2. Inside, it makes a call to fun_one() and passes m (which we provided as 10) because it accepts
one argument.
3. fun_one() takes 10 as its n value and multiplies it by 5 and returns the resulting value – 50.
4. Back in fun_two() we now have 50 + 7, so the function returns 57, and that’s it!
Any time you’re unsure of how nested functions are working, it can be helpful to go through step by step like this, even writing it out on paper.


What is a little confusing to me is that a parameter can be changed from (n) to (m) and that fun_one would accept that even though its orginal paramter was (n). I would assume just from looking at this, that it would return an error saying that there was no argument assigned to (n) in the first place.


When would one function calling another be useful?

It isn’t being changed from M to N, per se.

It’s more like this: fun_two will take the argument M. When fun_two calls fun_one in its own body, it will place its own argument M into a call for argument one.

So it’s like:

  1. I’m fun_two and I got a call with argument (m), I will take it, but now I have to call fun_one, and I will use (m) argument to give fun_one when it asks me for (n).
  2. fun_one won’t take (m), it will take the argument it was given by fun_two; when I, fun_two call, on fun one, I will give it my own argument, because I’m holding a value for (m), but I will tell fun_one it is (n), because that’s the only argument fun_one will take.

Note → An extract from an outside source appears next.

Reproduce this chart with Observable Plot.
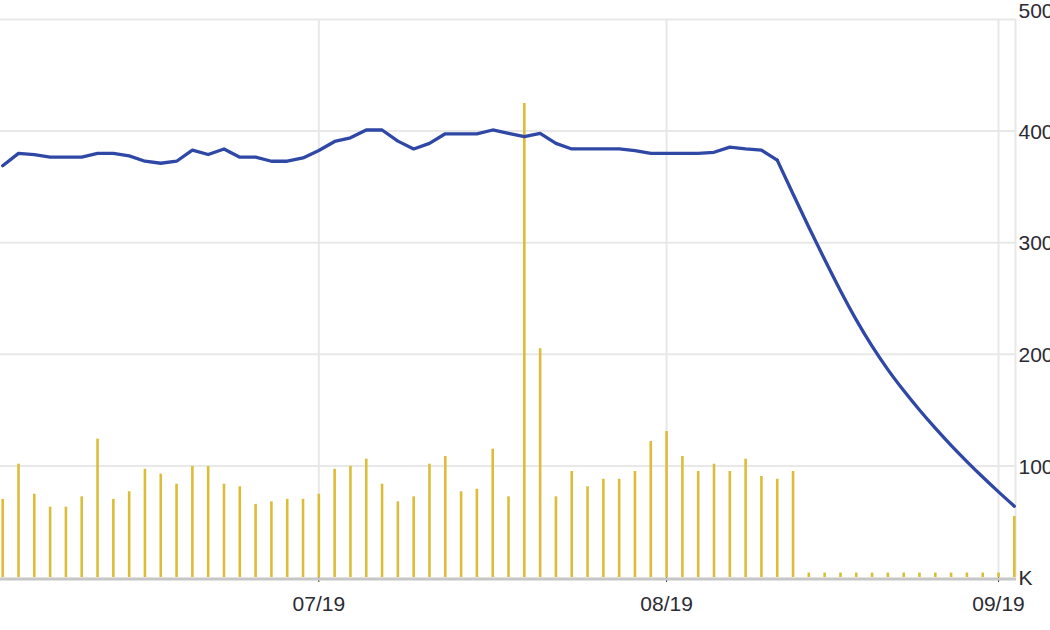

Hopefully this explains it a bit more.


If you learned functions in math then this will help you. If not, then learn them because math is fun. Think of it like this:

F(x) = x + 1
G(x) = F(x) + 2

So what is G(1)?

G(1) = F(1) + 2
F(1) = 1 + 1 = 2
G(1) = 2 + 2 = 4

So then onto this problem.

F(x) = x * 5
G(x) = F(x) + 7

What is G(1)?

G(1) = F(1) + 7
F(1) = 1 * 5 = 5
G(1) = 5 + 7 = 12


Thank you. That makes a lot more sense!

Isn’t it more like

F(x) = x + 1
G(y) = F(x) + 1

No, there is only one variable, x. G(x) is defined as F(x) + 1.

Then, if you decide to evaluate (run) the function G, you can substitute a number. That could be y, but only if you have previously defined y.

# This is the definition
F(x) = x + 1
G(x) = F(x) + 1

# This is the evaluation
y = 5
G(y) = F(y) + 1 = (y + 1) + 1 = 7

Hi all,
I cannot understand at all how can I visualize the data.
I mean, in previous exercises we can see how to print the info stored but now, I cannot find the way.

def one_good_turn(n):
  return n + 1
def deserves_another(n):
  sad = one_good_turn(n) + 2
  return sad
  print sad

Not sure if it’s correct or not how I wrote but it’s like… I have no idea why I can’t see anything on the console. Neither a syntax error or the print request I wrote.

Someone can try to explain me where I fail?

52? The answer should be 57…

since Fun_one(10) would be 50, and Fun_Two(10) would be 50 + 7.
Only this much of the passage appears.